• _The request_: Word for word, restate the lines from the start of the data below through the line containing "const FONT = 'Liberation".

• _Information shown_:
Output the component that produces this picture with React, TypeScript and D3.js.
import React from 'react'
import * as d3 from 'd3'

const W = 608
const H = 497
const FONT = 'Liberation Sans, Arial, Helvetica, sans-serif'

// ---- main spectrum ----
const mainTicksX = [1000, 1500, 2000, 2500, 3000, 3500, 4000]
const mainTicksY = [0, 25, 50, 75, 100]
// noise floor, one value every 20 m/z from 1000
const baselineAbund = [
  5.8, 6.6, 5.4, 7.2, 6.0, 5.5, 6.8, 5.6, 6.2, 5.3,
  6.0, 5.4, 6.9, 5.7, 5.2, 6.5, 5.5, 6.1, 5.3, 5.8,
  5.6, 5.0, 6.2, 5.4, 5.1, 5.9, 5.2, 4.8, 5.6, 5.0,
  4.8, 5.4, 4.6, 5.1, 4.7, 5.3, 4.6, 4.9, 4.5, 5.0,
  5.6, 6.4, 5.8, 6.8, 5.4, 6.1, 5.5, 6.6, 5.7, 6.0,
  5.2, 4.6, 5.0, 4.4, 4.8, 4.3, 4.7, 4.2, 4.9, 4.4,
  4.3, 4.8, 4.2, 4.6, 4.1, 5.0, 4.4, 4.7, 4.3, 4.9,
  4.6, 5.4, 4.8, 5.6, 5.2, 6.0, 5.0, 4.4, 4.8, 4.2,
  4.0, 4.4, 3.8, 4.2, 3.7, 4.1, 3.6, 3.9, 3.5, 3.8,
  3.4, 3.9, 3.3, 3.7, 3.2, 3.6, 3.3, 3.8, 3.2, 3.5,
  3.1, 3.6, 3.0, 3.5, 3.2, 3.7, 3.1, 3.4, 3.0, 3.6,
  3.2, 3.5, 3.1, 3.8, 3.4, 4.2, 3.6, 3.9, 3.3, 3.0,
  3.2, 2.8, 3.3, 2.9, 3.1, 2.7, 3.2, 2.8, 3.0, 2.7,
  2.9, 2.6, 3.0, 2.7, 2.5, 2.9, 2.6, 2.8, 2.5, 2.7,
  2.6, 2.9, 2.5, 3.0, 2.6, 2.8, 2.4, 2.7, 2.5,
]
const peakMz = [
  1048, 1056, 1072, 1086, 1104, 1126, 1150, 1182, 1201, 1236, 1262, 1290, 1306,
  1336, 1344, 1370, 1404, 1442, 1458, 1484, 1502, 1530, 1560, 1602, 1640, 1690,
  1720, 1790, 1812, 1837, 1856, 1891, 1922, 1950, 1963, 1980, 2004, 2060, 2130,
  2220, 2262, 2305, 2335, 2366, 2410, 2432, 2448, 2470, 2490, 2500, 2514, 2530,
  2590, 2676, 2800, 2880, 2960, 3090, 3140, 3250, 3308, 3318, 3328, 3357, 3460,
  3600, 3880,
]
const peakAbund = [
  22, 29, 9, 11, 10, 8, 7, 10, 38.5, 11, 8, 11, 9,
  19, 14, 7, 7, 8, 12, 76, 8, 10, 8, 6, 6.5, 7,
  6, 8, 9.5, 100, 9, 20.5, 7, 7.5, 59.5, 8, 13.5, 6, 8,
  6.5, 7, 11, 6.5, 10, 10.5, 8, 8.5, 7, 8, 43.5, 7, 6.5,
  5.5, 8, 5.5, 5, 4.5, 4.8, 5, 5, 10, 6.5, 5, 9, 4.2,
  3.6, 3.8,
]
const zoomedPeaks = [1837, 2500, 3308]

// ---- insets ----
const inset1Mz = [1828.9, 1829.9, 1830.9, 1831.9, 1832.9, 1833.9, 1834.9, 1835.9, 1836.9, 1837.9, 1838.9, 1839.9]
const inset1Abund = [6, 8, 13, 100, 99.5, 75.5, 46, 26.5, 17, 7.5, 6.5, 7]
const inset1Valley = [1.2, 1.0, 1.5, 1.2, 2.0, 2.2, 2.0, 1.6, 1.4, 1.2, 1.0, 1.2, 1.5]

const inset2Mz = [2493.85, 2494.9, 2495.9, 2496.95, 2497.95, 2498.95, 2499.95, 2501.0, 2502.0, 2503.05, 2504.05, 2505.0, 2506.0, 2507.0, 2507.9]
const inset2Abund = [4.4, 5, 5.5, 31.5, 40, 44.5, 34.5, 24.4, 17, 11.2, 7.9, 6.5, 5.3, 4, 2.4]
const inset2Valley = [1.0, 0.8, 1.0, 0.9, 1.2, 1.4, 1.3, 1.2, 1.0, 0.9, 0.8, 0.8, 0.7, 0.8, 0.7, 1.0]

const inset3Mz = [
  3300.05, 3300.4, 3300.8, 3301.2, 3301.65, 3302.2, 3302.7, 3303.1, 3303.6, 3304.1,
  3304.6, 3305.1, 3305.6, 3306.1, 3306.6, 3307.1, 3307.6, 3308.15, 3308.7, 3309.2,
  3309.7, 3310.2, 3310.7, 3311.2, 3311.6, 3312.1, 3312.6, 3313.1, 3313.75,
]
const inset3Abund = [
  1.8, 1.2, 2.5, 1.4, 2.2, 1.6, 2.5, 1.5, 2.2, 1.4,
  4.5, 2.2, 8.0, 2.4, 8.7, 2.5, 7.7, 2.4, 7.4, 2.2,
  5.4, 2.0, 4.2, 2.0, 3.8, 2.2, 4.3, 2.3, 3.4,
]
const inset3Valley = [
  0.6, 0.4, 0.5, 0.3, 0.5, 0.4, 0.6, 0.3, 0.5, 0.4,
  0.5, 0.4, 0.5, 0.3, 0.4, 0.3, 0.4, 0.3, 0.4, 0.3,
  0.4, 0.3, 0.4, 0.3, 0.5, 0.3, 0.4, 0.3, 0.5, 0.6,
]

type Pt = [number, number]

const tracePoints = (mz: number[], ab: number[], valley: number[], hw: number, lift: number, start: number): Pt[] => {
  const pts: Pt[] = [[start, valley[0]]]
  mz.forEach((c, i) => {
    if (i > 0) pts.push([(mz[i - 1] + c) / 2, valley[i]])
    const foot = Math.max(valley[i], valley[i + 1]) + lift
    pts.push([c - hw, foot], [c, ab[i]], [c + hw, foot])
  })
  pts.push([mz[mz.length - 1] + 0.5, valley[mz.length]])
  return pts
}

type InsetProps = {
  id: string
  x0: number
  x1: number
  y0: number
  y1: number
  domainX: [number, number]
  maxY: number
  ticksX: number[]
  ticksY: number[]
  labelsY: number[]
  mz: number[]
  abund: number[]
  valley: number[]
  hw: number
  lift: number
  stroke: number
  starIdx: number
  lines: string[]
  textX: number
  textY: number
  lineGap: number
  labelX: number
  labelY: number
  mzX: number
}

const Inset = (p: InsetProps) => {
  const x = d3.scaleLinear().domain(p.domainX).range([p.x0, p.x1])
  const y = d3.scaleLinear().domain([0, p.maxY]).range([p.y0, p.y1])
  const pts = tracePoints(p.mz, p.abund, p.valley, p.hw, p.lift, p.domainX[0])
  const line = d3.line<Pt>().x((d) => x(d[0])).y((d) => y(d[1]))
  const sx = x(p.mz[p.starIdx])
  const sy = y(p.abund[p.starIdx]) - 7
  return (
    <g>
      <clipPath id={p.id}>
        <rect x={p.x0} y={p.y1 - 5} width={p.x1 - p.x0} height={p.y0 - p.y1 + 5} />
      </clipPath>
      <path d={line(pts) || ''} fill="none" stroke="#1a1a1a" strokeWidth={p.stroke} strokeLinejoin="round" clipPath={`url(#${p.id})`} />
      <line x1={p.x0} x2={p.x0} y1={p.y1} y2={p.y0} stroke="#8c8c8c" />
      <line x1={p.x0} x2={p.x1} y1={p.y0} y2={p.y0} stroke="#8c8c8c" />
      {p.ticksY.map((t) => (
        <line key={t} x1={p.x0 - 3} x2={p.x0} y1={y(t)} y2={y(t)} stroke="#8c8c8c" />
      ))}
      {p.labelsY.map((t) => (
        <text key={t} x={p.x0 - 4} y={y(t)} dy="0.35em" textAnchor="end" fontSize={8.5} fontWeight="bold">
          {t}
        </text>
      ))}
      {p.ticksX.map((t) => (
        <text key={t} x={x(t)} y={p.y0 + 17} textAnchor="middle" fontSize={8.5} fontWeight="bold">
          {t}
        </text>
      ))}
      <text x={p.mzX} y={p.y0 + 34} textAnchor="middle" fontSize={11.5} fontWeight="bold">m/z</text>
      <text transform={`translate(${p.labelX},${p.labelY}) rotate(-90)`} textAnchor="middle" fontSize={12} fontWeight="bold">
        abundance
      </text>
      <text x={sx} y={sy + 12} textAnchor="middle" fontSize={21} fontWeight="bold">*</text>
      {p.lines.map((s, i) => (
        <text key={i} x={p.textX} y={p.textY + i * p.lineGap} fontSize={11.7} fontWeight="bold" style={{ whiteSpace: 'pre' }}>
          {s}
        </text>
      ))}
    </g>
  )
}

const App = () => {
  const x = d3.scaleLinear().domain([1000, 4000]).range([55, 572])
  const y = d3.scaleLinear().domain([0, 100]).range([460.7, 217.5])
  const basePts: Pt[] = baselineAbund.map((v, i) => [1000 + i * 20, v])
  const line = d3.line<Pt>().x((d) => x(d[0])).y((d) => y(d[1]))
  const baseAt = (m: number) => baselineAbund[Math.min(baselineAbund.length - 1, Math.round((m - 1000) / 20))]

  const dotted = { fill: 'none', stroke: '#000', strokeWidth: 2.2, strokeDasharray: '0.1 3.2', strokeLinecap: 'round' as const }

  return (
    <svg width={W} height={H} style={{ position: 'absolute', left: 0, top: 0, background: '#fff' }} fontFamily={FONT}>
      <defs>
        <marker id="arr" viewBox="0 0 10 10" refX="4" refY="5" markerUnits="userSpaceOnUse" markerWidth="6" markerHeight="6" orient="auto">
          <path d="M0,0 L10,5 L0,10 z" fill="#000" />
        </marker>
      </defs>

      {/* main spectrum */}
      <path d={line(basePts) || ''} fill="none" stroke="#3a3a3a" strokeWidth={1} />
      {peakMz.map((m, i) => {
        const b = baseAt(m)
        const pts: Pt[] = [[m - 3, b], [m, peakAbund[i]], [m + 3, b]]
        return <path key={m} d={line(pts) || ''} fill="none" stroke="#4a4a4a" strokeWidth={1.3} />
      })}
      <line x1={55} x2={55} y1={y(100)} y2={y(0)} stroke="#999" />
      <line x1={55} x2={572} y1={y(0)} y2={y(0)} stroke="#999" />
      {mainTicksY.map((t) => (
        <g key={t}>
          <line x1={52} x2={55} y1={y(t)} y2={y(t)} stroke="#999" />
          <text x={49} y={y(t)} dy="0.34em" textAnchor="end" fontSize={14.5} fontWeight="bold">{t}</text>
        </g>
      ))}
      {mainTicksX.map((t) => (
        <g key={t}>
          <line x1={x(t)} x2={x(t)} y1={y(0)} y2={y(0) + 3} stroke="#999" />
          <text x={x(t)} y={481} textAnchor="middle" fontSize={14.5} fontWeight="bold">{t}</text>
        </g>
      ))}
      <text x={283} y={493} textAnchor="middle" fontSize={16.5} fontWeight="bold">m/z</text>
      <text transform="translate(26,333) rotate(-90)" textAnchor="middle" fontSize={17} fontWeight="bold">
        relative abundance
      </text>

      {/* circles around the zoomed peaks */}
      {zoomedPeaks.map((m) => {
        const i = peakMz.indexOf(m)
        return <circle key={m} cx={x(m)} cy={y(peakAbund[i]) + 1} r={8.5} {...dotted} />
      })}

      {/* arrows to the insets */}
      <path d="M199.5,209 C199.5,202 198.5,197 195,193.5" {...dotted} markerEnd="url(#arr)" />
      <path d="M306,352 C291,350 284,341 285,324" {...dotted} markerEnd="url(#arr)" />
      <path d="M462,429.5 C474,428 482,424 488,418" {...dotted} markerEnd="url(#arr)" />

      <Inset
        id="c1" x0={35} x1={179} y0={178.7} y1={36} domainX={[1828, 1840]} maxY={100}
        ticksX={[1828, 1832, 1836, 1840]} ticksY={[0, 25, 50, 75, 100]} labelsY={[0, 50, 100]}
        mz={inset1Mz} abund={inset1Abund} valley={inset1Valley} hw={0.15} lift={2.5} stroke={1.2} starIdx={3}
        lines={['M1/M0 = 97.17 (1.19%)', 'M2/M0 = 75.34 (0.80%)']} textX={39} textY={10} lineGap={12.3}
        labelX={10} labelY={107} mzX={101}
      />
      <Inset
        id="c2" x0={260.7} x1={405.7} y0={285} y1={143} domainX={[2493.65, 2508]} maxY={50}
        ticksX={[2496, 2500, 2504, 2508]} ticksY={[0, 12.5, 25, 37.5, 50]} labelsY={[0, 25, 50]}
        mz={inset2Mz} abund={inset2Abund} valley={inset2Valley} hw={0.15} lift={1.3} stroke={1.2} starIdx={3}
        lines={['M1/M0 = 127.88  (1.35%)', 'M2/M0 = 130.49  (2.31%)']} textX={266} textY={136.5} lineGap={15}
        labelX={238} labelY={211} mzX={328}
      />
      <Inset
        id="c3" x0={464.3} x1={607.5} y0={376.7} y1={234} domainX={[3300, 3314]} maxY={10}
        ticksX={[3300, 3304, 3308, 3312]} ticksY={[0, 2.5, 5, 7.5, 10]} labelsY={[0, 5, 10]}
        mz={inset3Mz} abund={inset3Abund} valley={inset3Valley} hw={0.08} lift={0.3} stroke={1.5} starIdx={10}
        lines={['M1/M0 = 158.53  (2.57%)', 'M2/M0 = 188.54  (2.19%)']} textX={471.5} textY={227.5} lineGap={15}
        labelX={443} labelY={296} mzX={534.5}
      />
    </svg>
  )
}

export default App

• _Expected answer_:
Output the component that produces this picture with React, TypeScript and D3.js.
import React from 'react'
import * as d3 from 'd3'

const W = 608
const H = 497
const FONT = 'Liberation Sans, Arial, Helvetica, sans-serif'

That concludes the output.